Eagan’s position in this suit is that the stipulation in Eagan I that he was not a Mass Mutual employee also had implications for his participation in the Mass Mutual 401(k) plan. He argues that under the statutory scheme, a qualified tax-deferred retirement plan must inure to the exclusive benefit of the employees of the plan sponsor. See I.R.C. § 401(a)(2). Because he was not an employee in 1987, he claims, his participation in the plan violated this “exclusive benefit rule,” rendering the plan not qualified for tax benefits. See id. Eagan then argues that because the plan was not qualified in 1987, Mass Mutual’s contributions to the plan on his behalf were taxable to Eagan as would be other compensation for his services. See I.R.C. § 402(b). Moreover, income earned on contributed funds would also be taxed when earned, not tax-deferred. See I.R.C. § 61(a)(15). He concludes that if the contributions and income thereon had been taxed when earned, there would be no further tax due when “after-tax” funds were eventually withdrawn.

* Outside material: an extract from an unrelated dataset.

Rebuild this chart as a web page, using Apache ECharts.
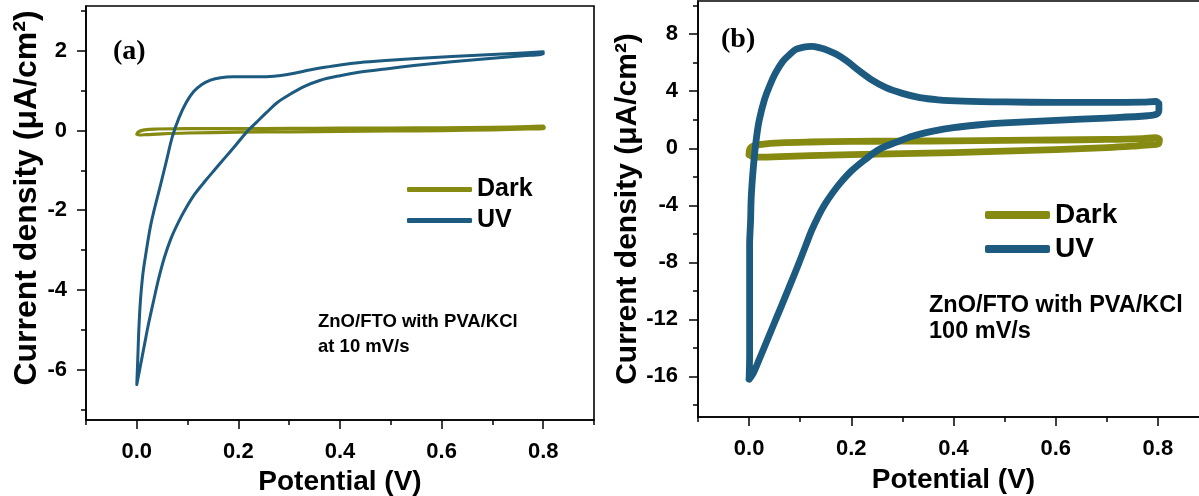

Thus, Eagan contends he is due a refund on the taxes he paid in connection with his early withdrawal in 1989. Since the statute of limitations 4 bars the IRS from assessing tax on most of the contributions Mass Mutual made to the plan on Eagan’s behalf, Eagan, if successful in this claim, would avoid tax completely — both on contributions to the plan and on withdrawals from the plan. 5

The district court rejected Eagan’s refund claim in a terse one-page order.